The supermarket monopolisation of food retail outlets isn’t the only issue with wiping out the independent greengrocers. There is also a monopsony
at play here, diminishing the choice producers have over the buyers of their produce and making room for imbalanced buyer power with some pretty ruthless business terms.
Joe Richards Ltd has an interesting back-story too. Following the sudden passing of its eponymous founder Joe Richards last year, his impressive greengrocery business was partly-acquired by George Perry Ltd, one of the oldest wholesale companies in British fresh produce, with trade dating back to the 1870s. The direct relationship between Joe Richards retail and George Perry wholesale has allowed both of the companies to have complete control and transparency over their supply chain, greater efficiency and manageable business terms, which ultimately, allows them to better serve their customers at a mutually beneficial cost.
When entering a Joe Richards greengrocer in August, you can expect to see British strawberries from nearby Tamworth, hand-picked the day before for ripeness - and a very low volume of prepacked fruit and veg. The absence of packaged produce can be put down to sensory marketing: “Our customers want to choose their own produce,” Mark Cox explains. “They value our high quality and enjoy the experience of picking out great produce based on sight, smell, touch and taste” The major supermarkets may often claim that’s how they work too – but it’s far harder to achieve on their scale and with their costs structures. This greengrocer has been supporting the local community by offering free fruit and veg in store to kids since 2015 – Tesco has followed suit recently, of course – and announced recently on social media its "aim to encourage and educate children to eat healthier." It is also on-trend with offering ‘wonky veg boxes’ to eliminate waste and are active in sponsoring local athletes by providing them with bananas as part of their sport nutrition plans.
If more can be as proactive as this, then bring back the traditional greengrocers I say! While some chain convenience stores do get involved in local community initiatives, the flexibility and inclination to be a real part of what’s happening around them isn’t easy. To have a local name and truly local business attached can mean so much more. Communities are upheld by a myriad of daily meetings, from learning about seasonality from your local greengrocer to swapping details of good local tradesmen in the pub. Small businesses fuel a local community and provide an area with social capital.
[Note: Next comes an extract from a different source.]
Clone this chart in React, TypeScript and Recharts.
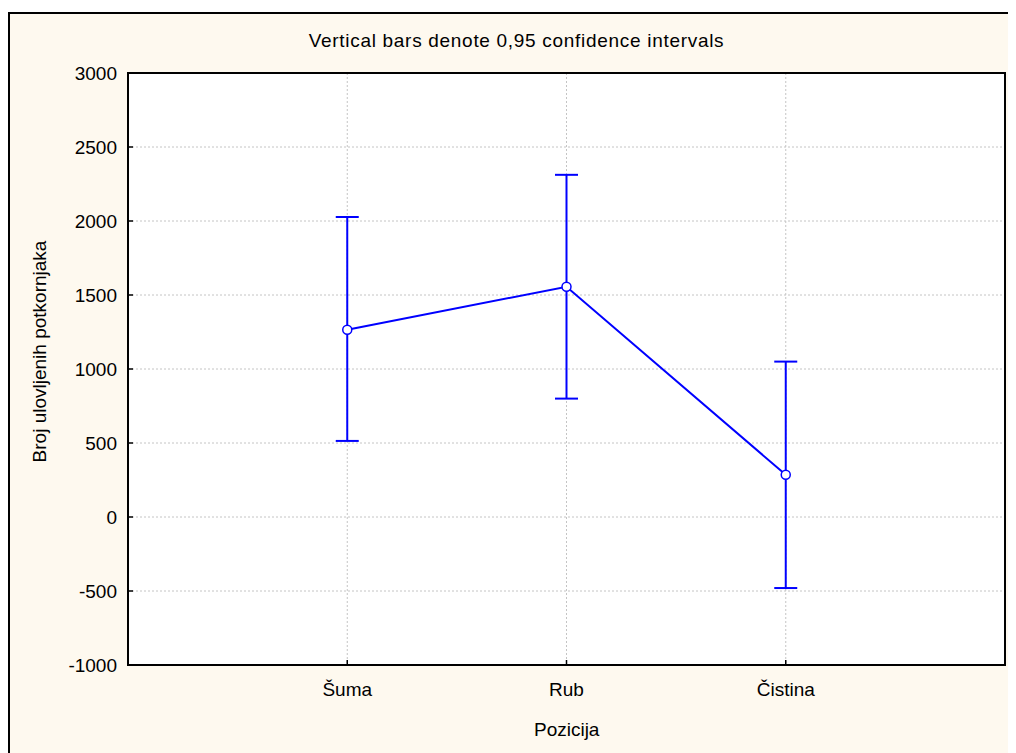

Do our convenience demands as consumers match our social demands as members of a community?
The pounds spent with independent businesses tend to stay in the community, providing work for local tradesmen, accountants and marketers.
Although it may seem rational to do a local shop at a big store or online because of perceived lower prices and speedier processes, the closing rate of small growers unable to survive on supermarket terms is catching up with that for small greengrocers.
In my view, supporting your local community must still cost less than putting up with the dual threats of monopoly and monopsony in terms of both cost and time? With delivery drones on the horizon and e-commerce on the rise, it is going to be entertaining to watch how the ‘local’ supermarket c-stores adapt their approach to retain their relevance in the months and years ahead.